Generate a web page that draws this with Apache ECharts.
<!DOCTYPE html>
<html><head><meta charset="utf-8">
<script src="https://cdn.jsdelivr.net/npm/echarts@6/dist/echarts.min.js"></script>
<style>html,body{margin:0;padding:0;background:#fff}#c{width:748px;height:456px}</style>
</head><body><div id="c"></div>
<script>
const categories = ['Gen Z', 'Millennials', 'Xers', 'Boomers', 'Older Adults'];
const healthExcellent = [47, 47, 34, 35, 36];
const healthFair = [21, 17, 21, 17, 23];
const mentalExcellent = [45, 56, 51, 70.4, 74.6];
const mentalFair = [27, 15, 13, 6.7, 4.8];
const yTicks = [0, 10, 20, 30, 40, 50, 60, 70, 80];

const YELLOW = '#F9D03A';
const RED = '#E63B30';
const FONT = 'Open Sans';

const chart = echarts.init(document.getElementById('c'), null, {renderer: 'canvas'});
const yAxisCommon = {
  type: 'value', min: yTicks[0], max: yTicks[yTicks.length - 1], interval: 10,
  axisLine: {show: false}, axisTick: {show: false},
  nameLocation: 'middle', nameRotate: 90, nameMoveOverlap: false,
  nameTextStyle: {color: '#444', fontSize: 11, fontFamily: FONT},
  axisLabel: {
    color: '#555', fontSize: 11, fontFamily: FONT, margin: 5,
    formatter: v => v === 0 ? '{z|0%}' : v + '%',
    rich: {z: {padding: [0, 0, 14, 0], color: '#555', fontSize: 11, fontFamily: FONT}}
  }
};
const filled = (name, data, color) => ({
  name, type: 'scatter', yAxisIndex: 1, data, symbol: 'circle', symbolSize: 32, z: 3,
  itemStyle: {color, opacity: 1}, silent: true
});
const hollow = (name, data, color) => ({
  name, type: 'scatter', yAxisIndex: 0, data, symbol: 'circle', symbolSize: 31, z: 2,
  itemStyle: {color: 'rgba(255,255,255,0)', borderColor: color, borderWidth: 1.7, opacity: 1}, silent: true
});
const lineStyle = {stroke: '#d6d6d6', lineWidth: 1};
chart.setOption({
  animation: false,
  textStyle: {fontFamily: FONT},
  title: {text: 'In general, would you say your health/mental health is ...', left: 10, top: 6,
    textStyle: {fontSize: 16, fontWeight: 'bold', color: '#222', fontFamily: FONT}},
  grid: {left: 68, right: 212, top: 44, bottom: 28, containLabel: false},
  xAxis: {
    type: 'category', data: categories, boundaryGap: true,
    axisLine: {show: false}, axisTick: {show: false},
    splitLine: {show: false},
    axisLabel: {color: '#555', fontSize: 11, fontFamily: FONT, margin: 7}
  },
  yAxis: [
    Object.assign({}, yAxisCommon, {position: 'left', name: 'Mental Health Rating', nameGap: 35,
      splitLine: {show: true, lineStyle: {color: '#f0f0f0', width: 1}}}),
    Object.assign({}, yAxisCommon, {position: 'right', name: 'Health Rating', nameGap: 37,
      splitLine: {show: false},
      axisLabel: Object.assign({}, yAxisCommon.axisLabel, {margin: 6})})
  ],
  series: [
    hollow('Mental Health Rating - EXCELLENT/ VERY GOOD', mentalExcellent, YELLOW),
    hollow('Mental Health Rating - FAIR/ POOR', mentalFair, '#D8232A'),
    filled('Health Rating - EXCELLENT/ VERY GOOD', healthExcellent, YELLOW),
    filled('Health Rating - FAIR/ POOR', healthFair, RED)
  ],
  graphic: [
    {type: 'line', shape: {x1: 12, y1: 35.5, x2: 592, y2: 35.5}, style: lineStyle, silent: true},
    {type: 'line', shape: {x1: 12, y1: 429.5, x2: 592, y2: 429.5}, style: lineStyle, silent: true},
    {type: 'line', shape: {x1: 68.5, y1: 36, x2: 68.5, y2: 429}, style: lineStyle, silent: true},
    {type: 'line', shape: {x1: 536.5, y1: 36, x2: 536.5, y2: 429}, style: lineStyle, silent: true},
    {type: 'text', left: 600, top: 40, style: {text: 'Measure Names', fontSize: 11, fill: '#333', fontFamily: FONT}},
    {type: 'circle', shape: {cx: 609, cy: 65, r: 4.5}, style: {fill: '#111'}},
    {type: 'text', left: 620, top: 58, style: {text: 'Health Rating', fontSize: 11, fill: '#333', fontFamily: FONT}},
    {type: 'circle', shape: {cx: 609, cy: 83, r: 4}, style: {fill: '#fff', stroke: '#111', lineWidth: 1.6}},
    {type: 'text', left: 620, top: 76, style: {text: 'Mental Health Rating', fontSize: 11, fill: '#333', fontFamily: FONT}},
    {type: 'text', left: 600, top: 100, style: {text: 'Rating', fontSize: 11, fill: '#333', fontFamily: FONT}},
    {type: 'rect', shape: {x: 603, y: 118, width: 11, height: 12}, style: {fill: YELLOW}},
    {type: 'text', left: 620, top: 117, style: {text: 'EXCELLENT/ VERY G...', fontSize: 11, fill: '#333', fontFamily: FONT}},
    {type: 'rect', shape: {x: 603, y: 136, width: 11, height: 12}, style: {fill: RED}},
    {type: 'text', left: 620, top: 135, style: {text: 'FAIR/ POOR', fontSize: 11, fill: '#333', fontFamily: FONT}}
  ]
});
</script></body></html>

Task requirements
Extract all of the data above without altering anything.

Task answer
Generate a web page that draws this with Apache ECharts.
<!DOCTYPE html>
<html><head><meta charset="utf-8">
<script src="https://cdn.jsdelivr.net/npm/echarts@6/dist/echarts.min.js"></script>
<style>html,body{margin:0;padding:0;background:#fff}#c{width:748px;height:456px}</style>
</head><body><div id="c"></div>
<script>
const categories = ['Gen Z', 'Millennials', 'Xers', 'Boomers', 'Older Adults'];
const healthExcellent = [47, 47, 34, 35, 36];
const healthFair = [21, 17, 21, 17, 23];
const mentalExcellent = [45, 56, 51, 70.4, 74.6];
const mentalFair = [27, 15, 13, 6.7, 4.8];
const yTicks = [0, 10, 20, 30, 40, 50, 60, 70, 80];

const YELLOW = '#F9D03A';
const RED = '#E63B30';
const FONT = 'Open Sans';

const chart = echarts.init(document.getElementById('c'), null, {renderer: 'canvas'});
const yAxisCommon = {
  type: 'value', min: yTicks[0], max: yTicks[yTicks.length - 1], interval: 10,
  axisLine: {show: false}, axisTick: {show: false},
  nameLocation: 'middle', nameRotate: 90, nameMoveOverlap: false,
  nameTextStyle: {color: '#444', fontSize: 11, fontFamily: FONT},
  axisLabel: {
    color: '#555', fontSize: 11, fontFamily: FONT, margin: 5,
    formatter: v => v === 0 ? '{z|0%}' : v + '%',
    rich: {z: {padding: [0, 0, 14, 0], color: '#555', fontSize: 11, fontFamily: FONT}}
  }
};
const filled = (name, data, color) => ({
  name, type: 'scatter', yAxisIndex: 1, data, symbol: 'circle', symbolSize: 32, z: 3,
  itemStyle: {color, opacity: 1}, silent: true
});
const hollow = (name, data, color) => ({
  name, type: 'scatter', yAxisIndex: 0, data, symbol: 'circle', symbolSize: 31, z: 2,
  itemStyle: {color: 'rgba(255,255,255,0)', borderColor: color, borderWidth: 1.7, opacity: 1}, silent: true
});
const lineStyle = {stroke: '#d6d6d6', lineWidth: 1};
chart.setOption({
  animation: false,
  textStyle: {fontFamily: FONT},
  title: {text: 'In general, would you say your health/mental health is ...', left: 10, top: 6,
    textStyle: {fontSize: 16, fontWeight: 'bold', color: '#222', fontFamily: FONT}},
  grid: {left: 68, right: 212, top: 44, bottom: 28, containLabel: false},
  xAxis: {
    type: 'category', data: categories, boundaryGap: true,
    axisLine: {show: false}, axisTick: {show: false},
    splitLine: {show: false},
    axisLabel: {color: '#555', fontSize: 11, fontFamily: FONT, margin: 7}
  },
  yAxis: [
    Object.assign({}, yAxisCommon, {position: 'left', name: 'Mental Health Rating', nameGap: 35,
      splitLine: {show: true, lineStyle: {color: '#f0f0f0', width: 1}}}),
    Object.assign({}, yAxisCommon, {position: 'right', name: 'Health Rating', nameGap: 37,
      splitLine: {show: false},
      axisLabel: Object.assign({}, yAxisCommon.axisLabel, {margin: 6})})
  ],
  series: [
    hollow('Mental Health Rating - EXCELLENT/ VERY GOOD', mentalExcellent, YELLOW),
    hollow('Mental Health Rating - FAIR/ POOR', mentalFair, '#D8232A'),
    filled('Health Rating - EXCELLENT/ VERY GOOD', healthExcellent, YELLOW),
    filled('Health Rating - FAIR/ POOR', healthFair, RED)
  ],
  graphic: [
    {type: 'line', shape: {x1: 12, y1: 35.5, x2: 592, y2: 35.5}, style: lineStyle, silent: true},
    {type: 'line', shape: {x1: 12, y1: 429.5, x2: 592, y2: 429.5}, style: lineStyle, silent: true},
    {type: 'line', shape: {x1: 68.5, y1: 36, x2: 68.5, y2: 429}, style: lineStyle, silent: true},
    {type: 'line', shape: {x1: 536.5, y1: 36, x2: 536.5, y2: 429}, style: lineStyle, silent: true},
    {type: 'text', left: 600, top: 40, style: {text: 'Measure Names', fontSize: 11, fill: '#333', fontFamily: FONT}},
    {type: 'circle', shape: {cx: 609, cy: 65, r: 4.5}, style: {fill: '#111'}},
    {type: 'text', left: 620, top: 58, style: {text: 'Health Rating', fontSize: 11, fill: '#333', fontFamily: FONT}},
    {type: 'circle', shape: {cx: 609, cy: 83, r: 4}, style: {fill: '#fff', stroke: '#111', lineWidth: 1.6}},
    {type: 'text', left: 620, top: 76, style: {text: 'Mental Health Rating', fontSize: 11, fill: '#333', fontFamily: FONT}},
    {type: 'text', left: 600, top: 100, style: {text: 'Rating', fontSize: 11, fill: '#333', fontFamily: FONT}},
    {type: 'rect', shape: {x: 603, y: 118, width: 11, height: 12}, style: {fill: YELLOW}},
    {type: 'text', left: 620, top: 117, style: {text: 'EXCELLENT/ VERY G...', fontSize: 11, fill: '#333', fontFamily: FONT}},
    {type: 'rect', shape: {x: 603, y: 136, width: 11, height: 12}, style: {fill: RED}},
    {type: 'text', left: 620, top: 135, style: {text: 'FAIR/ POOR', fontSize: 11, fill: '#333', fontFamily: FONT}}
  ]
});
</script></body></html>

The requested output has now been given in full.